Ha deciso di collaborare con la magistratura l'uomo accusato di avere fornito parte del tritolo utilizzato per assassinare il giudice Giovanni Falcone
È l’uomo che ha fornito parte dell’esplosivo utilizzato per fare strage del giudice Giovanni Falcone, della moglie Francesca Morvillo e per tre uomini della scorta. Adesso ha deciso di collaborare con la magistratura. Nel processo bis sulla strage di Capaci spunta infatti un nuovo pentito: si tratta di Cosimo D’Amato, il “pescatore di bombe“, già condannato in abbreviato a 30 anni di carcere.
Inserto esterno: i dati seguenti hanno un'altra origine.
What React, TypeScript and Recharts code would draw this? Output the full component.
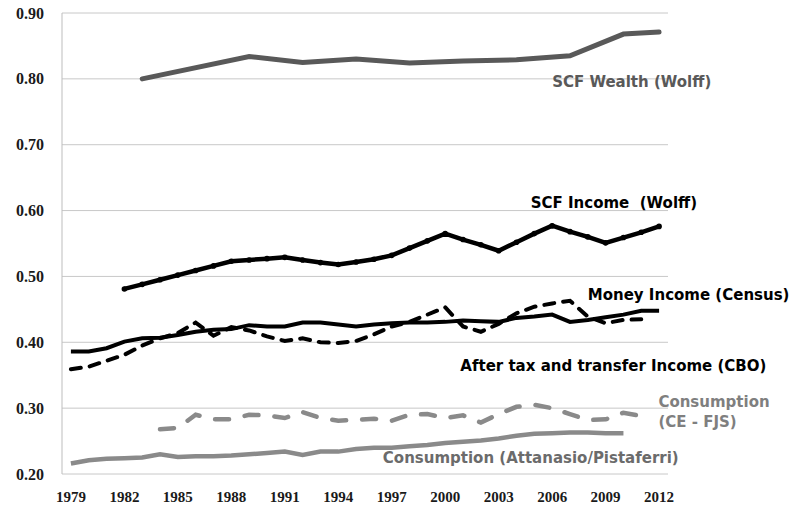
import React from "react";
import {
  LineChart,
  Line,
  XAxis,
  YAxis,
  CartesianGrid,
  ReferenceDot,
} from "recharts";

// years on the category axis
const firstYear = 1979;
const lastYear = 2012;
const xTicks = [1979, 1982, 1985, 1988, 1991, 1994, 1997, 2000, 2003, 2006, 2009, 2012];
const yTicks = [0.2, 0.3, 0.4, 0.5, 0.6, 0.7, 0.8, 0.9];

// SCF Wealth (Wolff) — survey years only
const wealthYears = [1983, 1989, 1992, 1995, 1998, 2001, 2004, 2007, 2010, 2012];
const wealthValues = [0.8, 0.834, 0.825, 0.83, 0.824, 0.827, 0.829, 0.835, 0.868, 0.871];

// SCF Income (Wolff), from 1982
const scfIncomeStart = 1982;
const scfIncome = [
  0.481, 0.488, 0.495, 0.502, 0.509, 0.516, 0.523, 0.525, 0.527, 0.529, 0.525,
  0.521, 0.518, 0.522, 0.526, 0.532, 0.543, 0.554, 0.565, 0.556, 0.548, 0.539,
  0.552, 0.565, 0.577, 0.568, 0.56, 0.551, 0.559, 0.567, 0.576,
];

// Money Income (Census), from 1979
const moneyStart = 1979;
const moneyIncome = [
  0.386, 0.386, 0.391, 0.401, 0.406, 0.407, 0.411, 0.416, 0.419, 0.42, 0.426,
  0.424, 0.424, 0.43, 0.43, 0.427, 0.424, 0.427, 0.429, 0.43, 0.43, 0.431,
  0.433, 0.432, 0.431, 0.437, 0.439, 0.442, 0.431, 0.434, 0.438, 0.442, 0.448,
  0.448,
];

// After tax and transfer Income (CBO), from 1979
const cboStart = 1979;
const cboIncome = [
  0.359, 0.363, 0.372, 0.381, 0.395, 0.406, 0.414, 0.43, 0.41, 0.423, 0.418,
  0.409, 0.402, 0.406, 0.4, 0.399, 0.402, 0.412, 0.424, 0.431, 0.442, 0.453,
  0.424, 0.416, 0.428, 0.444, 0.454, 0.459, 0.463, 0.439, 0.429, 0.434, 0.435,
];

// Consumption (CE - FJS), from 1984
const ceStart = 1984;
const ceConsumption = [
  0.268, 0.27, 0.29, 0.283, 0.283, 0.29, 0.289, 0.285, 0.294, 0.285, 0.281,
  0.282, 0.284, 0.281, 0.29, 0.291, 0.285, 0.289, 0.278, 0.291, 0.302, 0.305,
  0.3, 0.291, 0.282, 0.283, 0.293, 0.288,
];

// Consumption (Attanasio/Pistaferri), from 1979
const apStart = 1979;
const apConsumption = [
  0.216, 0.221, 0.223, 0.224, 0.225, 0.23, 0.226, 0.227, 0.227, 0.228, 0.23,
  0.232, 0.234, 0.229, 0.234, 0.234, 0.238, 0.24, 0.24, 0.242, 0.244, 0.247,
  0.249, 0.251, 0.254, 0.258, 0.261, 0.262, 0.263, 0.263, 0.262, 0.262,
];

// series labels: anchor (year, value), text, colour
const labels = [
  { x: 2006.0, y: 0.795, lines: ["SCF Wealth (Wolff)"], color: "#595959" },
  { x: 2004.8, y: 0.612, lines: ["SCF Income  (Wolff)"], color: "#000" },
  { x: 2008.0, y: 0.472, lines: ["Money Income (Census)"], color: "#000" },
  { x: 2000.85, y: 0.364, lines: ["After tax and transfer Income (CBO)"], color: "#000" },
  { x: 2011.96, y: 0.31, lines: ["Consumption", "(CE - FJS)"], color: "#7f7f7f" },
  { x: 1996.5, y: 0.2243, lines: ["Consumption (Attanasio/Pistaferri)"], color: "#6b6b6b" },
];

const data: Record<string, number | null>[] = [];
for (let yr = firstYear; yr <= lastYear; yr++) {
  const pick = (arr: number[], start: number) =>
    yr - start >= 0 && yr - start < arr.length ? arr[yr - start] : null;
  const wi = wealthYears.indexOf(yr);
  data.push({
    year: yr,
    wealth: wi >= 0 ? wealthValues[wi] : null,
    scf: pick(scfIncome, scfIncomeStart),
    money: pick(moneyIncome, moneyStart),
    cbo: pick(cboIncome, cboStart),
    ce: pick(ceConsumption, ceStart),
    ap: pick(apConsumption, apStart),
  });
}

const tickFont = "'Liberation Serif', 'DejaVu Serif', serif";
const labelFont = "'DejaVu Sans', Verdana, sans-serif";

const YTick = (p: any) => (
  <text
    x={p.x}
    y={p.y}
    textAnchor="end"
    dominantBaseline="central"
    fontFamily={tickFont}
    fontWeight="bold"
    fontSize={16}
    fill="#1a1a1a"
  >
    {Number(p.payload.value).toFixed(2)}
  </text>
);

const XTick = (p: any) => (
  <text
    x={p.x}
    y={p.y}
    textAnchor="middle"
    dominantBaseline="central"
    fontFamily={tickFont}
    fontWeight="bold"
    fontSize={15}
    fill="#1a1a1a"
  >
    {p.payload.value}
  </text>
);

const seriesLabel = (lines: string[], color: string) => (p: any) => (
  <text
    x={p.cx}
    y={p.cy}
    fontFamily={labelFont}
    fontWeight="bold"
    fontSize={15}
    fill={color}
    dominantBaseline="central"
  >
    {lines.map((t, i) => (
      <tspan key={i} x={p.cx} dy={i === 0 ? 0 : 20.5} style={{ whiteSpace: "pre" }}>
        {t}
      </tspan>
    ))}
  </text>
);

export default function App() {
  return (
    <div style={{ position: "absolute", left: 0, top: 0, background: "#fff" }}>
      <LineChart
        width={800}
        height={515}
        data={data}
        margin={{ top: 13, right: 132, bottom: 0, left: 0 }}
      >
        <CartesianGrid stroke="#c8c8c8" vertical={false} />
        <XAxis
          dataKey="year"
          type="number"
          domain={[firstYear - 0.5, lastYear + 0.5]}
          ticks={xTicks}
          tick={<XTick />}
          tickLine={false}
          axisLine={false}
          tickMargin={17}
          height={41}
          interval={0}
        />
        <YAxis
          domain={[0.2, 0.9]}
          ticks={yTicks}
          tick={<YTick />}
          tickLine={false}
          axisLine={{ stroke: "#bdbdbd" }}
          tickMargin={12}
          width={62}
          interval={0}
        />
        <Line
          dataKey="ap"
          stroke="#8a8a8a"
          strokeWidth={4.5}
          dot={false}
          connectNulls
          isAnimationActive={false}
        />
        <Line
          dataKey="ce"
          stroke="#8a8a8a"
          strokeWidth={4.5}
          strokeDasharray="14 16"
          strokeLinecap="round"
          dot={false}
          connectNulls
          isAnimationActive={false}
        />
        <Line
          dataKey="money"
          stroke="#000"
          strokeWidth={4}
          dot={false}
          connectNulls
          isAnimationActive={false}
        />
        <Line
          dataKey="cbo"
          stroke="#000"
          strokeWidth={4}
          strokeDasharray="10 9"
          strokeLinecap="round"
          dot={false}
          connectNulls
          isAnimationActive={false}
        />
        <Line
          dataKey="scf"
          stroke="#000"
          strokeWidth={4.5}
          dot={{ r: 2.8, fill: "#000", stroke: "none" }}
          connectNulls
          isAnimationActive={false}
        />
        <Line
          dataKey="wealth"
          stroke="#595959"
          strokeWidth={5}
          strokeLinecap="round"
          dot={false}
          connectNulls
          isAnimationActive={false}
        />
        {labels.map((l, i) => (
          <ReferenceDot
            key={i}
            x={l.x}
            y={l.y}
            r={0}
            ifOverflow="visible"
            shape={seriesLabel(l.lines, l.color)}
          />
        ))}
      </LineChart>
    </div>
  );
}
La notizia è emersa nell’ultimo udienza del processo in corso davanti la corte d’assise di Caltanissetta, quando il pm Stefano Luciani ha chiesto l’audizione di D’Amato. Sulla richiesta devono ancora pronunciarsi i legali degli imputati, i quali, prima di decidere se opporsi o meno, hanno chiesto che venissero depositati i verbali integrali di D’Amico, senza gli omissis. Sotto processo, con l’accusa di strage, ci sono i mafiosi Salvo Madonia e Vittorio Tutino, assieme a Giorgio Pizzo, Cosimo Lo Nigro e Lorenzo Tinnirello. Ad accusare D’Amato di avere avuto un ruolo nella strage che uccise Falcone era stato Gaspare Spatuzza.
L’asfalto di Capaci, infatti, non era imbottito soltanto dal tritolo procurato da Giovanni Brusca: sotto l’autostrada che collega Palermo con l’aeroporto, c’era anche un altro tipo di esplosivo, proveniente dalle bombe inesplose della seconda guerra mondiale. Che dai fondali di Palermo erano finiti nelle disponibilità dei boss di Brancaccio, e poi sotto la lingua d’asfalto all’altezza dello svincolo di Capaci. Sull’Attentatuni, D’Amato sembra confermare il racconto di Spatuzza sul coinvolgimento della cosca mafiosa di Brancaccio, accusando anche Giuseppe Barranca e Cristofaro Cannella.
Nella stessa udienza in cui è emersa la decisione di “saltare il fosso” da parte di D’Amato, è stato ascoltata anche la deposizione di Giovanni Aiello, l’ex poliziotto accusato di essere Faccia da Mostro, il killer col volto deturpato che agiva a cavallo a sostegno di operazioni di mafia. “Signor presidente, le chiedo scusa, ma mi sento travolto da un mare… da un turbine di cose che non riesco a comprendere e quindi mi avvalgo della facoltà di non rispondere“, sono le uniche parole che ha detto sedendosi davanti alla corte d’assise. Aiello ha avuto la possibilità di avvalersi della facoltà di non rispondere in quanto risulta attualmente coinvolto in un’altra indagine e quindi è imputato di reato connesso.